When an obscure nun from Louisiana named Helen Prejean wrote the bestselling book "Dead Man Walking" 12 years ago, she was amazed that her words could spawn a passionate debate about the death penalty. A year later, the movie version led to an Academy Award for Susan Sarandon as Sister Helen and sparked an expansion of the debate. Now comes a sequel of sorts.
Prejean's editor said during a recent meeting, "With the publication of 'Dead Man Walking,' we opened the national conversation about the death penalty. With 'The Death of Innocents,' we're going to catalyze public discourse that will end the death penalty."
Maybe. But it probably will not turn out to be that simple. The core of her new book rests on two state-sponsored executions, one in Louisiana, one in Virginia. Prejean came to know the men convicted of murder, Dobie Gillis Williams and Joseph Roger O'Dell, when each requested her as an official spiritual adviser. She became convinced that each man was innocent, making their executions unimaginably horrible for her.
In the abstract, Prejean's polemic is filled with logic: If there is any possibility that governments have executed or will execute innocent defendants, then the death penalty must be abolished because it's irreversible.
Moving beyond the abstract, journalists like myself who have written extensively about wrongful convictions understand that innocent defendants have been executed - before DNA testing could prove prosecutors wrong; before we grasped the frequency of mistaken eyewitness testimony, false confessions, and the lies of jailhouse snitches cutting secret deals with district attorneys.
Unfortunately, though, Prejean's reportage is less compelling than her logic. Her presentation of the Williams and O'Dell cases show questionable conduct by police, prosecutors, and judges, to be sure. But, after reading each account, I am uncertain about the innocence of either dead defendant. That uncertainty, should it exist in the minds of other readers, will make it difficult to generate new opposition to the death penalty.

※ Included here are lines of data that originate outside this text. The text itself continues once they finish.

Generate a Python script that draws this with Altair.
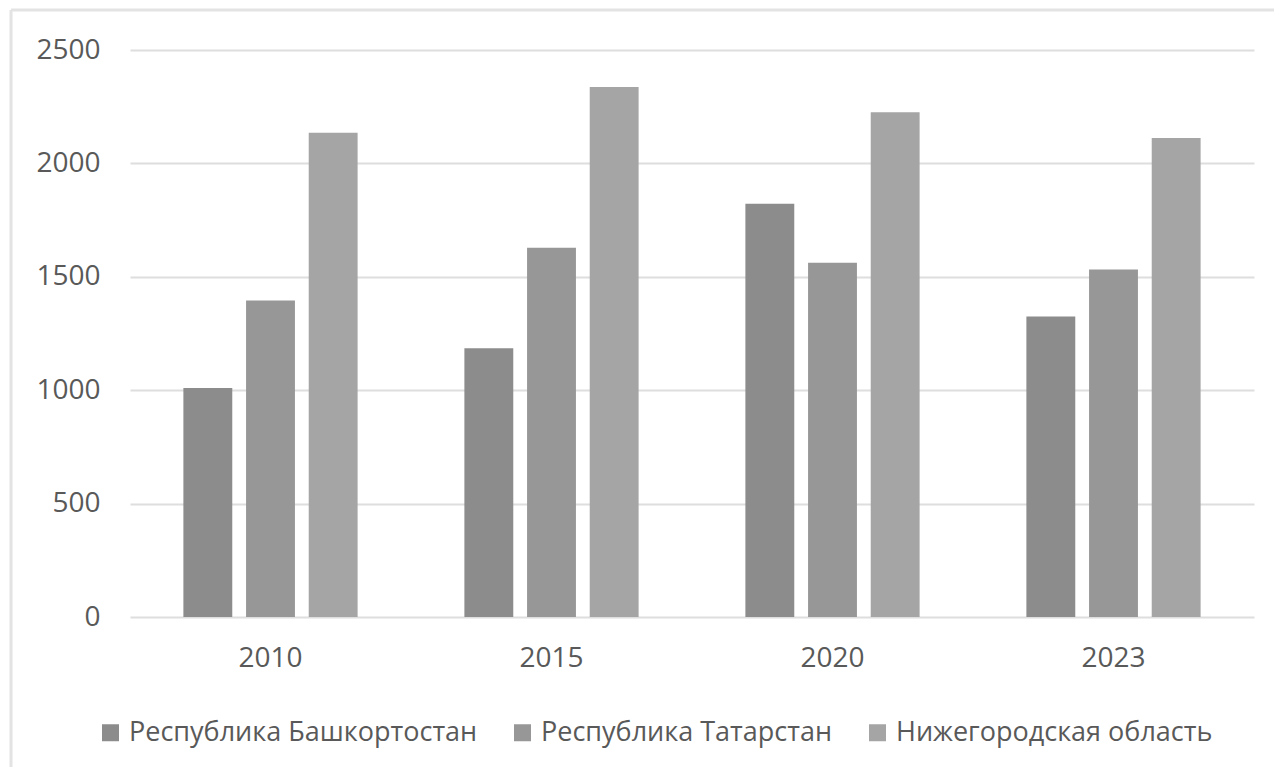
import altair as alt
import pandas as pd

years = ["2010", "2015", "2020", "2023"]
regions = ["Республика Башкортостан", "Республика Татарстан", "Нижегородская область"]
bashkortostan = [1010, 1185, 1822, 1325]
tatarstan = [1395, 1628, 1562, 1532]
nizhny = [2135, 2337, 2225, 2112]
colors = ["#8c8c8c", "#979797", "#a5a5a5"]

rows = []
for i, y in enumerate(years):
    for r, vals in zip(regions, [bashkortostan, tatarstan, nizhny]):
        rows.append({"year": y, "region": r, "value": vals[i]})
df = pd.DataFrame(rows)

FONT = "Open Sans"
FS = 28

bars = alt.Chart(df).mark_bar().encode(
    x=alt.X("year:N", sort=years,
            scale=alt.Scale(paddingInner=0.38, paddingOuter=0.19),
            axis=alt.Axis(title=None, labelAngle=0, labelFontSize=FS, labelColor="#595959",
                          labelFont=FONT, labelPadding=27, ticks=False, domain=False)),
    xOffset=alt.XOffset("region:N", sort=regions,
                        scale=alt.Scale(paddingInner=0.22, paddingOuter=0)),
    y=alt.Y("value:Q", scale=alt.Scale(domain=[0, 2500]),
            axis=alt.Axis(title=None, values=[0, 500, 1000, 1500, 2000, 2500], format="d",
                          labelFontSize=FS, labelColor="#595959", labelFont=FONT,
                          labelPadding=30, ticks=False, domain=False,
                          gridColor="#dedede", gridWidth=2)),
    color=alt.Color("region:N", sort=regions,
                    scale=alt.Scale(domain=regions, range=colors),
                    legend=alt.Legend(title=None, orient="none", direction="horizontal",
                                      legendX=-33, legendY=669,
                                      symbolType="square", symbolSize=289,
                                      symbolStrokeWidth=0, labelFontSize=27,
                                      labelFont=FONT, labelColor="#595959", labelLimit=600,
                                      columnPadding=31, symbolOffset=0, labelOffset=5)),
)

frame_left = alt.Chart(pd.DataFrame({"a": [0]})).mark_rule(color="#e3e3e3", strokeWidth=3).encode(
    x=alt.value(-119), y=alt.value(-40), y2=alt.value(760))
frame_top = alt.Chart(pd.DataFrame({"a": [0]})).mark_rule(color="#e3e3e3", strokeWidth=3).encode(
    x=alt.value(-119), x2=alt.value(1160), y=alt.value(-40))

chart = alt.layer(frame_left, frame_top, bars).properties(
    width=1124, height=567,
    autosize=alt.AutoSizeParams(type="none"),
    padding={"left": 122, "top": 42, "right": 20, "bottom": 150},
    background="white",
).configure_view(stroke=None)

chart.save("out.html", embed_options={"renderer": "svg", "actions": False})
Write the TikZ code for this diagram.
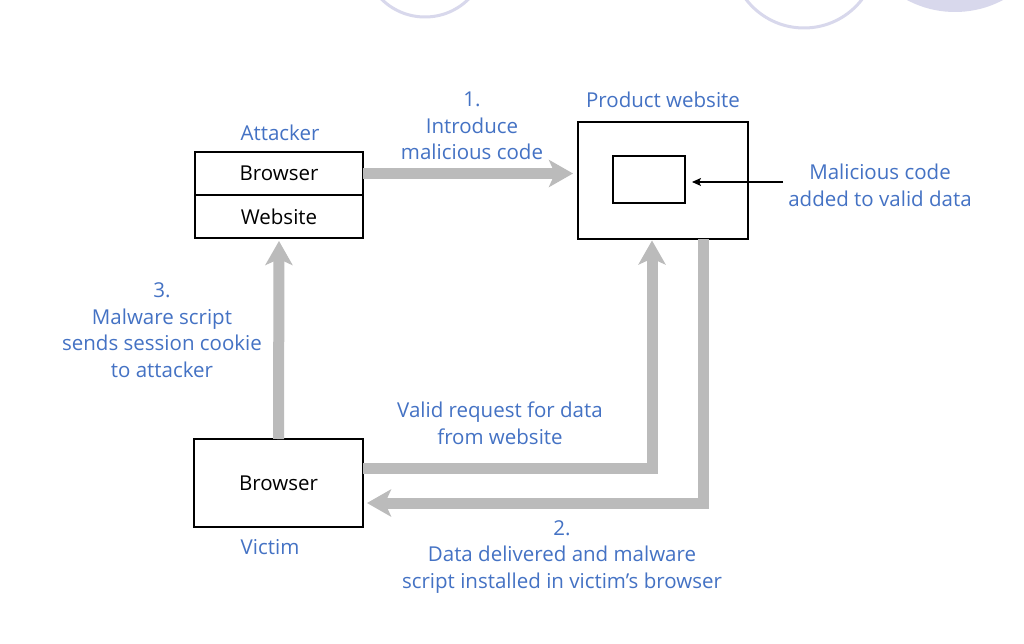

For the sake of debate, let us assume for a few paragraphs that Prejean's instincts are wrong, that Williams and O'Dell were guilty of murder. In that case, did they deserve to be killed by the state?
This is where the polemic becomes as much faith-based and law-based as fact-based. Prejean ranges wide, discussing the teachings of her own Catholicism as well as other organized religions, the intent of the US Constitution's drafters, the defensibility of dozens of Supreme Court decisions, the personal moral codes of court justices such as Antonin Scalia (her preeminent whipping boy) and Harry Blackmun (her judicial exemplar).
Are state-sponsored executions always morally wrong, even when a guilty defendant has committed a heinous murder, sometimes combined with sexual degradation before or after the homicide? Yes, Prejean says. For her, no sound reasoning, on any level of abstraction, can support the death penalty.
Her new book is almost certain to promote reflection rather than harden positions because Prejean commands respect. She left a comfortable upbringing to join the Sisters of St. Joseph of Medaille. Next, she left a comfortable position within her religious order to live in squalor, assisting poverty-ridden, nearly hopeless urban residents left in the backwash of politicians' empty promises. She answered affirmatively when asked to counsel the condemned, despite knowing she would be haunted by nightmares the remainder of her life. Risking calumny, she also began counseling the families of murder victims, despite the hatred some family members directed at her for befriending murderers.
Unlike most participants in the death penalty debate, Prejean has mingled with every type of person involved, including the prison wardens and the guards who actually extinguish lives under color of law. Because of her actions and the impassioned yet thoughtful words arising from those actions, she continues to deserve an audience.
• Steve Weinberg is a freelance investigative journalist who writes frequently about the criminal justice system.